Print exactly the lines from the first one down to the line that contains "y_ticks = [3.5, 4.0, 4.5, 5.0, 5.5, 6.0, 6.5, 7.0, 7.5]", both included, and skip the pictures.

[start of Given data]

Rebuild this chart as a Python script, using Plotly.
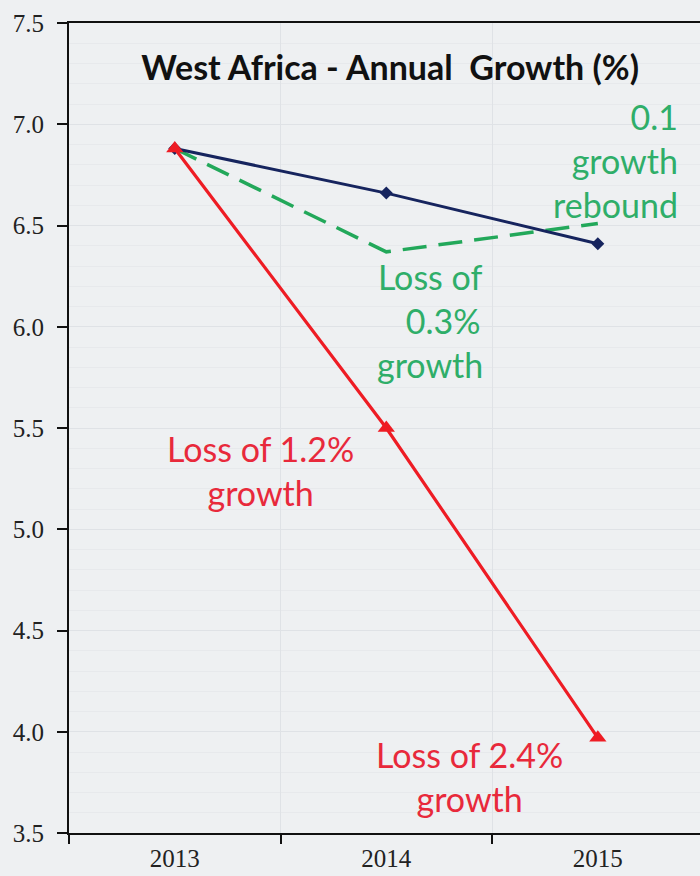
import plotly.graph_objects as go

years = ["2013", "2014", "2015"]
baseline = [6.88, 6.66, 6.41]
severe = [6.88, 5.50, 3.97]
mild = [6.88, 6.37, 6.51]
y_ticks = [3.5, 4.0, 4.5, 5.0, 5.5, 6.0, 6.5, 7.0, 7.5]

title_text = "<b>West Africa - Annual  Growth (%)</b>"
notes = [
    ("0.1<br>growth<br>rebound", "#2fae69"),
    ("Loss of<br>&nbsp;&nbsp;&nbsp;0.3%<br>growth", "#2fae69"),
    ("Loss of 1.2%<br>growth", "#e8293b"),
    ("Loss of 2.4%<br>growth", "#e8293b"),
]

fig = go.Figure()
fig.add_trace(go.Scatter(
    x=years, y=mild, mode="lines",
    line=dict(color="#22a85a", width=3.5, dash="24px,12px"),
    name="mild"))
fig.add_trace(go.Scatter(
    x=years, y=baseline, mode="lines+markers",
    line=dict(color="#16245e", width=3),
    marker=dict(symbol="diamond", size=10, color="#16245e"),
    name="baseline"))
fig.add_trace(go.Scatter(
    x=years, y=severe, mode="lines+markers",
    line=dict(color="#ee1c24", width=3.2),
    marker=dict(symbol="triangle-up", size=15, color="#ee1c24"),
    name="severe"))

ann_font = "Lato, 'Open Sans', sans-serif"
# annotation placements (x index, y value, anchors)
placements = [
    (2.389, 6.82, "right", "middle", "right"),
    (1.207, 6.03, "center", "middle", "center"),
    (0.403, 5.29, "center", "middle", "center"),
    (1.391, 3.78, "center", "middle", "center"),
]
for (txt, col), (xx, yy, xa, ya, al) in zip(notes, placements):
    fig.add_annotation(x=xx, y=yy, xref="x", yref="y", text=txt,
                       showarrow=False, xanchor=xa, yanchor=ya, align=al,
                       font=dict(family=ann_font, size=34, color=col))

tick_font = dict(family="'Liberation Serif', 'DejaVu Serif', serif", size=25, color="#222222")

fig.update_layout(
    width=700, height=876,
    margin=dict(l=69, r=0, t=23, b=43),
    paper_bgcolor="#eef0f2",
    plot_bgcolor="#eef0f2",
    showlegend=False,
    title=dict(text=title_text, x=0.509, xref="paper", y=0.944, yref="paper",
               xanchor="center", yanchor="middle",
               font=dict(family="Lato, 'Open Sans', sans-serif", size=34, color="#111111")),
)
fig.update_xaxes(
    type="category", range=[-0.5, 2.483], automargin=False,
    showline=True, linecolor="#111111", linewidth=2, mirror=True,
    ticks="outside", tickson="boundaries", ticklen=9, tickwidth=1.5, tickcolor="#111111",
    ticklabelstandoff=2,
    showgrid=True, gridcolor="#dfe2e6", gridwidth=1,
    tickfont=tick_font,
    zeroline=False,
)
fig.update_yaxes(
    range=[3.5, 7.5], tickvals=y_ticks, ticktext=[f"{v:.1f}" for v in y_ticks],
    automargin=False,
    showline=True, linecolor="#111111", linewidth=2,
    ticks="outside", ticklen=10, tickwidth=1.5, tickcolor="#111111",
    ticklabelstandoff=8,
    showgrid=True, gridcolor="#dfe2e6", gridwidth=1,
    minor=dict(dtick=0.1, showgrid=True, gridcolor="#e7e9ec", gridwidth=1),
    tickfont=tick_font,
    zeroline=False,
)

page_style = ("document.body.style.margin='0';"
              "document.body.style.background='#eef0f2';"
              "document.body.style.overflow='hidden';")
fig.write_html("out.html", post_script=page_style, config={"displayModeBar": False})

[end of Given data]

* **Completed task**:
Rebuild this chart as a Python script, using Plotly.
import plotly.graph_objects as go

years = ["2013", "2014", "2015"]
baseline = [6.88, 6.66, 6.41]
severe = [6.88, 5.50, 3.97]
mild = [6.88, 6.37, 6.51]
y_ticks = [3.5, 4.0, 4.5, 5.0, 5.5, 6.0, 6.5, 7.0, 7.5]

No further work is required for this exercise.